The Magpies have only secured five league wins in the whole of 2015, and that has unquestionably had a knock on effect to Colback and his England hopes.
In the near 16 months since that call-up, Fabian Delph, Dele Alli, Eric Dier, Ryan Mason and Jonjo Shelvey have all overtaken Colback in the midfield queue and with Euro 2016 on the horizon, Colback would appear to need a miracle to be in Hodgson’s 23 next summer.
Is it possible that Newcastle’s form has dragged Colback down? Many might argue that his form and Newcastle’s fortunes are one in the same - and whilst that’s not exclusively true the notion does have some legs.
Could it be that Newcastle’s foreign core is hampering his chances? Now we're getting somewhere.
Other than Colback, why would Hodgson ever come and watch Newcastle? Colback is one of only four outfield Englishmen at Steve McClaren’s disposal; another is Steven Taylor, who is currently injured for what seems the 1000th time.
The other two are Jamaal Lascelles and Rolando Aarons, neither of whom have enjoyed a single first-team start this season.
Lascelles and Aarons are 22 and 20-years-old respectively, and whilst individual talents, they remain on the fringes of a struggling Newcastle side and won’t be on the England manager’s radar.

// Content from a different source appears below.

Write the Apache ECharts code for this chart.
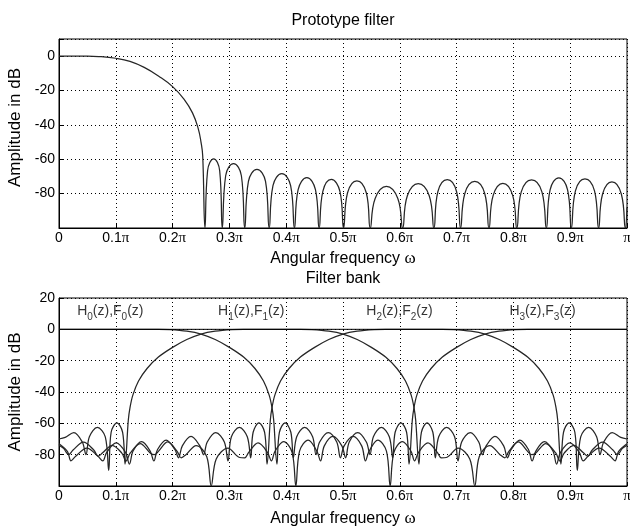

Taylor has been called up to the England squad twice, once back in 2007 and again in 2013. He didn’t get on the pitch on either occasion and at 29-years-old, with more time on the physio table than on the pitch, a renaissance is highly unlikely, if not flat-out impossible.
Newcastle’s preference to scour France and Holland for players rather than the UK has led to some run-of-the-mill signings, but it has saturated the quality of English players in their ranks too.
Had Colback resisted joining his boyhood heroes last summer, Newcastle probably wouldn’t have an English starter in their line-up today.
Moreover, had Colback opted to go elsewhere, would his international prospects stand in better stead? If Hodgson wants a tenacious, deep-lying midfielder who retains possession, then there’s little doubt Colback can do that role.
However, it could be argued the current sub-par supporting cast he fights alongside on Tyneside are bringing him down. One can only hope the thrill of playing for his hometown club is worth it.